Lo que sucede a los hombres y mujeres de hoy es que confían más en sus propias fuerzas y en sus propios recursos que en Dios y en lo que Dios hace en nosotros. Creemos que lo que logramos son logros nuestros, olvidándonos que nada podemos si Dios no lo hace en nosotros.

La sed de Dios

Los médicos afirman que un ser humano sin beber agua se muere de sed en tres días, máximo cuatro. La sed en extremo ha de ser una experiencia insoportable. El mismo Jesús en la cruz tuvo esa experiencia:  “Tengo sed”. La sed fisiológica es una parábola de la necesidad estructural que los humanos tenemos de la búsqueda incansable del sentido de la vida, de saber quiénes somos.

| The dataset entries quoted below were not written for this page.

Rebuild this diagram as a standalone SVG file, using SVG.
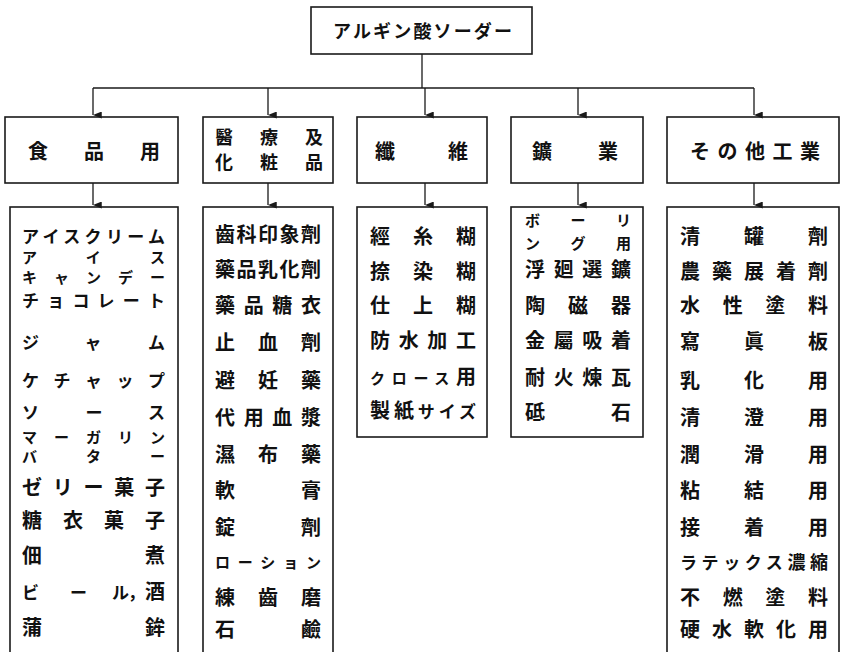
<svg xmlns="http://www.w3.org/2000/svg" width="843" height="652" viewBox="0 0 843 652">
<style>
.box{fill:none;stroke:#1a1a1a;stroke-width:1.6}
.ln{fill:none;stroke:#1a1a1a;stroke-width:1.3}
text{font-family:"Noto Sans CJK JP","Noto Sans CJK SC",sans-serif;font-weight:bold;fill:#111}
.h{font-size:20px}
.h2{font-size:18px}
.k{font-size:20px}
.s{font-size:15px}
.m{font-size:17px}
</style>
<defs>
<marker id="ar" viewBox="0 0 8 10" refX="4" refY="10" markerWidth="7" markerHeight="9" markerUnits="userSpaceOnUse" orient="auto-start-reverse">
<path d="M0,0 L8,0 L4,10 Z" fill="#1a1a1a"/>
</marker>
</defs>
<rect width="843" height="652" fill="#fff"/>

<g id="connectors">
<line class="ln" x1="422" y1="54" x2="422" y2="88"/>
<line class="ln" x1="93" y1="88" x2="754" y2="88"/>
<path class="ln" d="M93,88 V115" marker-end="url(#ar)"/>
<path class="ln" d="M268,88 V115" marker-end="url(#ar)"/>
<path class="ln" d="M425,88 V115" marker-end="url(#ar)"/>
<path class="ln" d="M578,88 V115" marker-end="url(#ar)"/>
<path class="ln" d="M754,88 V115" marker-end="url(#ar)"/>
<path class="ln" d="M93,183 V205" marker-end="url(#ar)"/>
<path class="ln" d="M268,183 V205" marker-end="url(#ar)"/>
<path class="ln" d="M425,183 V205" marker-end="url(#ar)"/>
<path class="ln" d="M578,183 V205" marker-end="url(#ar)"/>
<path class="ln" d="M754,183 V205" marker-end="url(#ar)"/>
</g>

<g id="root">
<rect class="box" x="311" y="7" width="221" height="47"/>
<text class="h2" x="333" y="38" textLength="179" lengthAdjust="spacing">アルギン酸ソーダー</text>
</g>

<g id="food">
<rect class="box" x="5" y="117" width="173" height="66"/>
<text class="h" x="28" y="159" textLength="132" lengthAdjust="spacing">食品用</text>
</g>
<g id="medical">
<rect class="box" x="203" y="117" width="130" height="66"/>
<text class="h2" x="215" y="144" textLength="108" lengthAdjust="spacing">醫療及</text>
<text class="h2" x="215" y="169" textLength="108" lengthAdjust="spacing">化粧品</text>
</g>
<g id="textile">
<rect class="box" x="357" y="117" width="130" height="66"/>
<text class="h" x="375" y="159" textLength="93" lengthAdjust="spacing">纖維</text>
</g>
<g id="mining">
<rect class="box" x="511" y="117" width="132" height="66"/>
<text class="h" x="532" y="159" textLength="86" lengthAdjust="spacing">鑛業</text>
</g>
<g id="other">
<rect class="box" x="667" y="117" width="172" height="66"/>
<text class="h" x="690" y="159" textLength="130" lengthAdjust="spacing">その他工業</text>
</g>

<g id="food-list">
<rect class="box" x="10" y="207" width="168" height="450"/>
<text class="m" x="22" y="243" textLength="143" lengthAdjust="spacing">アイスクリーム</text>
<text class="s" x="22" y="263" textLength="143" lengthAdjust="spacing">アイス</text>
<text class="s" x="22" y="283" textLength="143" lengthAdjust="spacing">キャンデー</text>
<text class="m" x="22" y="307" textLength="143" lengthAdjust="spacing">チョコレート</text>
<text class="m" x="22" y="349" textLength="143" lengthAdjust="spacing">ジャム</text>
<text class="m" x="22" y="387" textLength="143" lengthAdjust="spacing">ケチャップ</text>
<text class="m" x="22" y="419" textLength="143" lengthAdjust="spacing">ソース</text>
<text class="s" x="22" y="443" textLength="143" lengthAdjust="spacing">マーガリン</text>
<text class="s" x="22" y="462" textLength="143" lengthAdjust="spacing">バター</text>
<text class="k" x="22" y="495" textLength="143" lengthAdjust="spacing">ゼリー菓子</text>
<text class="k" x="22" y="528" textLength="143" lengthAdjust="spacing">糖衣菓子</text>
<text class="k" x="22" y="563" textLength="143" lengthAdjust="spacing">佃煮</text>
<text class="k" x="22 70 112 128 145" y="599"><tspan class="m">ビール，</tspan>酒</text>
<text class="k" x="22" y="635" textLength="143" lengthAdjust="spacing">蒲鉾</text>
</g>

<g id="medical-list">
<rect class="box" x="203" y="207" width="130" height="450"/>
<text class="k" x="215" y="242" textLength="106" lengthAdjust="spacing">齒科印象劑</text>
<text class="k" x="215" y="277" textLength="106" lengthAdjust="spacing">藥品乳化劑</text>
<text class="k" x="215" y="313" textLength="106" lengthAdjust="spacing">藥品糖衣</text>
<text class="k" x="215" y="350" textLength="106" lengthAdjust="spacing">止血劑</text>
<text class="k" x="215" y="388" textLength="106" lengthAdjust="spacing">避妊藥</text>
<text class="k" x="215" y="425" textLength="106" lengthAdjust="spacing">代用血漿</text>
<text class="k" x="215" y="462" textLength="106" lengthAdjust="spacing">濕布藥</text>
<text class="k" x="215" y="498" textLength="106" lengthAdjust="spacing">軟膏</text>
<text class="k" x="215" y="535" textLength="106" lengthAdjust="spacing">錠劑</text>
<text class="s" x="215" y="568" textLength="106" lengthAdjust="spacing">ローション</text>
<text class="k" x="215" y="605" textLength="106" lengthAdjust="spacing">練齒磨</text>
<text class="k" x="215" y="637" textLength="106" lengthAdjust="spacing">石鹼</text>
</g>

<g id="textile-list">
<rect class="box" x="357" y="207" width="130" height="230"/>
<text class="k" x="370" y="244" textLength="106" lengthAdjust="spacing">經糸糊</text>
<text class="k" x="370" y="279" textLength="106" lengthAdjust="spacing">捺染糊</text>
<text class="k" x="370" y="313" textLength="106" lengthAdjust="spacing">仕上糊</text>
<text class="k" x="370" y="348" textLength="106" lengthAdjust="spacing">防水加工</text>
<text x="370" y="384" textLength="106" lengthAdjust="spacing"><tspan class="s">クロース</tspan><tspan class="k">用</tspan></text>
<text x="370" y="418" textLength="106" lengthAdjust="spacing"><tspan class="k">製紙</tspan><tspan class="m">サイズ</tspan></text>
</g>

<g id="mining-list">
<rect class="box" x="511" y="207" width="132" height="230"/>
<text class="s" x="525" y="226" textLength="106" lengthAdjust="spacing">ボーリ</text>
<text class="s" x="525" y="249" textLength="106" lengthAdjust="spacing">ング用</text>
<text class="k" x="525" y="277" textLength="106" lengthAdjust="spacing">浮廻選鑛</text>
<text class="k" x="525" y="313" textLength="106" lengthAdjust="spacing">陶磁器</text>
<text class="k" x="525" y="348" textLength="106" lengthAdjust="spacing">金屬吸着</text>
<text class="k" x="525" y="385" textLength="106" lengthAdjust="spacing">耐火煉瓦</text>
<text class="k" x="525" y="420" textLength="106" lengthAdjust="spacing">砥石</text>
</g>

<g id="other-list">
<rect class="box" x="667" y="207" width="172" height="450"/>
<text class="k" x="680" y="244" textLength="148" lengthAdjust="spacing">清罐劑</text>
<text class="k" x="680" y="279" textLength="148" lengthAdjust="spacing">農藥展着劑</text>
<text class="k" x="680" y="313" textLength="148" lengthAdjust="spacing">水性塗料</text>
<text class="k" x="680" y="349" textLength="148" lengthAdjust="spacing">寫眞板</text>
<text class="k" x="680" y="388" textLength="148" lengthAdjust="spacing">乳化用</text>
<text class="k" x="680" y="425" textLength="148" lengthAdjust="spacing">清澄用</text>
<text class="k" x="680" y="462" textLength="148" lengthAdjust="spacing">潤滑用</text>
<text class="k" x="680" y="498" textLength="148" lengthAdjust="spacing">粘結用</text>
<text class="k" x="680" y="535" textLength="148" lengthAdjust="spacing">接着用</text>
<text x="680" y="569" textLength="148" lengthAdjust="spacing"><tspan class="m">ラテックス</tspan><tspan class="h2">濃縮</tspan></text>
<text class="k" x="680" y="605" textLength="148" lengthAdjust="spacing">不燃塗料</text>
<text class="k" x="680" y="637" textLength="148" lengthAdjust="spacing">硬水軟化用</text>
</g>
</svg>
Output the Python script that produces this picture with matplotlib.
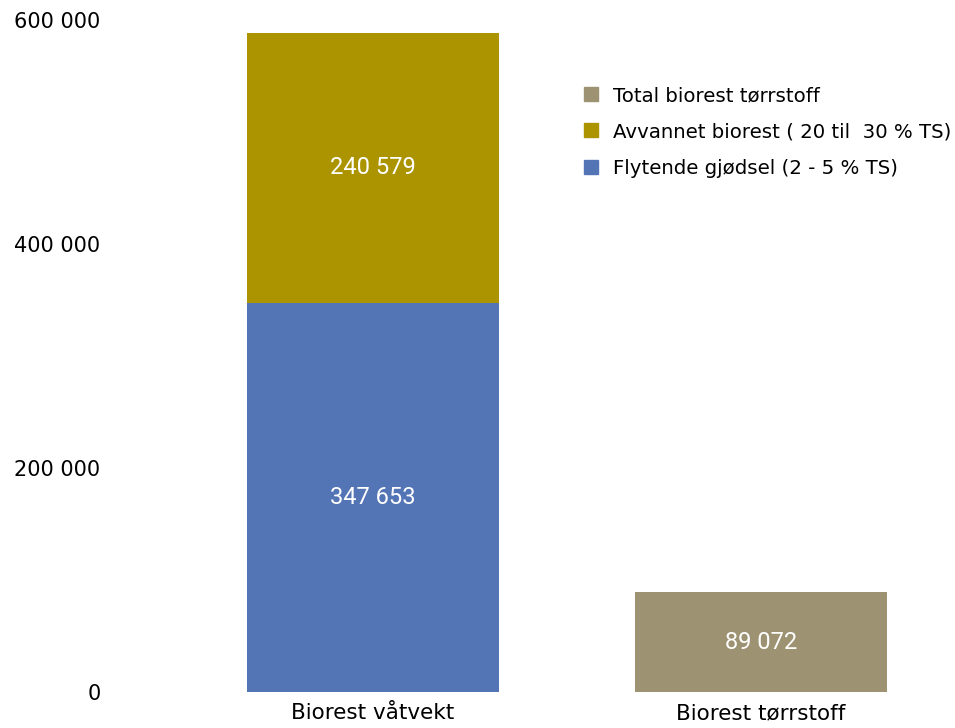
import matplotlib.pyplot as plt
from matplotlib.patches import Patch

categories = ["Biorest våtvekt", "Biorest tørrstoff"]
flytende = [347653, 0]
avvannet = [240579, 0]
total_ts = [0, 89072]
series_names = ["Flytende gjødsel (2 - 5 % TS)",
                "Avvannet biorest ( 20 til  30 % TS)",
                "Total biorest tørrstoff"]
colors = ["#5374b5", "#ab9400", "#9d9271"]
yticks = [0, 200000, 400000, 600000]


def fmt(v):
    return f"{v:,}".replace(",", " ")


fig = plt.figure(figsize=(9.55, 7.28), dpi=100)
ax = fig.add_axes([0.1257, 0.0495, 1 - 0.1257, 0.9725 - 0.0495])

x = list(range(len(categories)))
w = 0.65
b1 = ax.bar(x, flytende, w, color=colors[0])
b2 = ax.bar(x, avvannet, w, bottom=flytende, color=colors[1])
b3 = ax.bar(x, total_ts, w, color=colors[2])

# value labels inside each segment
for bars, vals, base in [(b1, flytende, [0, 0]), (b2, avvannet, flytende), (b3, total_ts, [0, 0])]:
    for rect, v, b in zip(bars, vals, base):
        if v > 0:
            ax.text(rect.get_x() + rect.get_width() / 2, b + v / 2, fmt(v),
                    ha="center", va="center", color="white",
                    fontsize=17, family="Roboto")

ax.set_xlim(-(373 - 120) / 388, (955 - 373) / 388)
ax.set_ylim(0, 600000)
ax.set_yticks(yticks)
ax.set_yticklabels([fmt(v) for v in yticks], fontsize=15)
ax.set_xticks(x)
ax.set_xticklabels(categories, fontsize=15.5)
ax.tick_params(axis="y", length=0, pad=14)
ax.tick_params(axis="x", length=0, pad=8)
for s in ax.spines.values():
    s.set_visible(False)

handles = [Patch(color=c) for c in colors][::-1]
ax.legend(handles, series_names[::-1], loc="upper left",
          bbox_to_anchor=(584 / 955, 1 - 86 / 728), bbox_transform=fig.transFigure,
          frameon=False, fontsize=14.2, handlelength=0.71, handleheight=0.71,
          handletextpad=0.76, labelspacing=0.88, borderpad=0, borderaxespad=0)

fig.savefig("out.png", dpi=100)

Se podría denominar como sed de infinito, de trascendencia, de realizarnos.

San Agustín, en el siglo V, decía: “El corazón humano estará siempre inquieto hasta que descanse en Dios”. Esta búsqueda tenemos que ponerla a trabajar, si no la operativización nos llevará a sentir un vacío existencial que causará depresiones, pérdida de sentido de la vida, y que hará una existencia muy difícil.

Dios quiere que nuestro corazón sea un vergel, no un desierto; que sea como un árbol plantado junto al rio, lleno de vida. El mensaje de Jesús es el camino para que nuestra sed sea aplacada por amor y se viva plenamente.

En el evangelio de San Juan, en el capítulo cuatro, se describe el diálogo de Jesús con la samaritana que va a llenar su vasija de agua en el pozo de Jacob. La samaritana es la imagen de nosotros que buscamos en pozos ajenos, en un afán incansable, una y otra vez, el agua para apagar nuestra sed. Jesús le ofrece un cambio, beber de un don que está en su propio pozo: “Si conocieras el don de Dios y supieras quién es el que te dice ‘dame de beber’, tú se lo habrías pedido a Él y te habría dado agua viva”. La razón es: “que el que bebe del agua que yo le dé no tendrá sed jamás, porque el agua que yo le dé se convertirá en fuente que brota para la vida eterna”. El tema del agua viva va encarnándose en la historicidad de la samaritana, en la del mesías, en las religiones, el templo de Jerusalén y el templo de los samaritanos. Y finalmente todo es para adorar a Dios en Espíritu y en verdad.